O’Shea is adamant no sporting events should be sanctioned for the remainder of the year or beyond until it is safe to do so.

“I’ve given this a lot of thought but have decided to stop guessing about if and when we will see action again this year.

“It is very simple. No championship or competition should go ahead until there is 0% risk factor involved. There is no way the GAA or LGFA can guarantee that right now or in the near future. So, it is too much of a risk.

“There are elderly people dying in hospitals here in Cork and their families cannot say goodbye to them or be at their graveside when they are being buried.
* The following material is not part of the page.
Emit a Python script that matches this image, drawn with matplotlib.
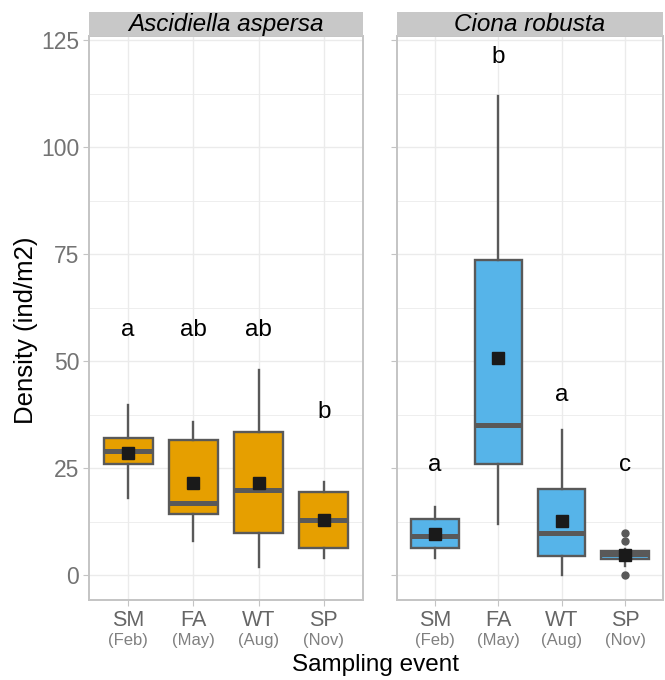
import matplotlib
matplotlib.use("Agg")
from matplotlib import pyplot as plt
import numpy as np

plt.rcParams['font.family'] = ['Liberation Sans', 'DejaVu Sans']

# data
events = ['SM', 'FA', 'WT', 'SP']
months = ['(Feb)', '(May)', '(Aug)', '(Nov)']
species = ['Ascidiella aspersa', 'Ciona robusta']
colors = ['#E69F00', '#56B4E9']

# Ascidiella aspersa
asp_wlo = [18, 7.9, 1.9, 4.0]
asp_q1 = [26, 14.3, 9.7, 6.4]
asp_med = [29, 16.9, 19.9, 12.9]
asp_q3 = [32, 31.5, 33.4, 19.5]
asp_whi = [39.8, 35.7, 47.9, 21.8]
asp_mean = [28.4, 21.6, 21.6, 12.8]
asp_fliers = [[], [], [], []]
asp_letters = ['a', 'ab', 'ab', 'b']
asp_letter_y = [57.3, 57.3, 57.3, 38.0]

# Ciona robusta
cio_wlo = [4.0, 12.0, 0.0, 2.2]
cio_q1 = [6.4, 25.9, 4.4, 3.8]
cio_med = [9.1, 35.0, 9.9, 4.8]
cio_q3 = [13.0, 73.6, 20.0, 5.5]
cio_whi = [15.8, 111.9, 34.0, 6.0]
cio_mean = [9.6, 50.8, 12.6, 4.7]
cio_fliers = [[], [], [], [9.9, 7.9, 0.0]]
cio_letters = ['a', 'b', 'a', 'c']
cio_letter_y = [25.6, 121.0, 42.1, 25.6]

panels = [
    (asp_wlo, asp_q1, asp_med, asp_q3, asp_whi, asp_mean, asp_fliers, asp_letters, asp_letter_y),
    (cio_wlo, cio_q1, cio_med, cio_q3, cio_whi, cio_mean, cio_fliers, cio_letters, cio_letter_y),
]

fig = plt.figure(figsize=(6.65, 6.8), dpi=100)
W, H = 665, 680
edge = '#595959'
border = '#C4C4C4'
grid = '#EBEBEB'

axes = []
for i, (x0, x1) in enumerate([(89, 363), (397, 663)]):
    ax = fig.add_axes([x0 / W, 1 - 600 / H, (x1 - x0) / W, (600 - 36) / H])
    axes.append(ax)
    wlo, q1, med, q3, whi, mean, fliers, letters, ly = panels[i]
    pos = np.arange(1, len(events) + 1)
    stats = []
    for k in range(len(events)):
        stats.append(dict(whislo=wlo[k], q1=q1[k], med=med[k], q3=q3[k], whishi=whi[k], fliers=fliers[k]))
    ax.bxp(stats, positions=pos, widths=0.75, patch_artist=True, showcaps=False,
           boxprops=dict(facecolor=colors[i], edgecolor=edge, linewidth=1.7),
           medianprops=dict(color=edge, linewidth=3.6, solid_capstyle='butt'),
           whiskerprops=dict(color=edge, linewidth=1.7),
           flierprops=dict(marker='o', markerfacecolor=edge, markeredgecolor=edge, markersize=5),
           zorder=3)
    ax.plot(pos, mean, linestyle='none', marker='s', color='#1A1A1A', markersize=8, zorder=4)
    for k in range(len(events)):
        ax.text(pos[k], ly[k], letters[k], ha='center', va='center', fontsize=17.5, color='black')

    ax.set_xlim(0.4, 4.6)
    ax.set_ylim(-5.85, 126)
    ax.set_yticks([0, 25, 50, 75, 100, 125])
    ax.set_yticks([12.5, 37.5, 62.5, 87.5, 112.5], minor=True)
    ax.set_xticks(pos)
    ax.set_xticklabels(events, fontsize=15.5, color='#666666')
    for k in range(len(events)):
        ax.annotate(months[k], xy=(pos[k], 0), xycoords=('data', 'axes fraction'),
                    xytext=(0, -40), textcoords='offset pixels', ha='center', va='center',
                    fontsize=12, color='#808080')
    ax.grid(True, which='major', color=grid, linewidth=1.0, zorder=0)
    ax.grid(True, which='minor', axis='y', color=grid, linewidth=0.6, zorder=0)
    ax.set_axisbelow(True)
    ax.tick_params(axis='both', which='major', length=4, color=border, width=0.8, pad=3)
    ax.tick_params(axis='y', labelsize=16.5, labelcolor='#737373')
    ax.tick_params(axis='both', which='minor', length=0)
    for s in ax.spines.values():
        s.set_color(border)
        s.set_linewidth(1.4)
    if i == 1:
        ax.tick_params(axis='y', labelleft=False)

    # facet strip
    strip = fig.add_axes([x0 / W, 1 - 36 / H, (x1 - x0) / W, 24 / H])
    strip.set_facecolor('#C8C8C8')
    strip.set_xticks([])
    strip.set_yticks([])
    for s in strip.spines.values():
        s.set_visible(False)
    strip.text(0.5, 0.47, species[i], ha='center', va='center', fontsize=17.5,
               style='italic', color='black', transform=strip.transAxes)

axes[0].set_ylabel('Density (ind/m2)', fontsize=18.5, color='black')
axes[0].yaxis.set_label_coords((38 - 89) / 274, (600 - 330) / 564)
fig.text((89 + 663) / 2 / W, 1 - 671 / H, 'Sampling event', ha='center', va='baseline', fontsize=17.5)

fig.savefig('out.png', dpi=100, facecolor='white')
If not playing football, hurling or whatever sport can stop one person from contracting the virus and dying then it is a no-brainer for me. 

"Pull the plug on sport. No contact minimises the risk of a person catching Covid-19.” 

As well as GAA, O'Shea was a noted soccer keeper with Castleview. Picture: Eddie O'Hare
As well as GAA, O'Shea was a noted soccer keeper with Castleview. Picture: Eddie O'Hare

It is an old adage but a true one that players just want to play. You cannot blame individuals for wanting to get back out on the training pitch during the current pandemic but not at the risk of infecting a fellow team mate or opponent. 

“I’d be the same if I was a player, I’d be itching to get back out there,” O’Shea admitted.

“I know exactly what getting the virus is like. The fact is that I was stuck in the house and had to self-isolate. Even if I wanted to leave the house I couldn’t because I was physically drained.

“I had a temperature and fever for 12 hours of each day. Sleep was a non-runner and the fever was playing tricks with my mind so I just couldn’t settle no matter how hard I tried. I couldn’t sleep at all.

“Physically, I found two weeks of isolation incredibly tough going but what choice did I have? Then, the government brought in travel restrictions but thankfully, I have since been able to carry out emergency jobs as an electrical contractor on a couple of occasions.

“I’m very thankful because things could have been a lot worse. I could have had to go to hospital or even lost a relative to the virus. Because of all that, I don’t see how anyone could go back playing until it was absolutely safe to do so.”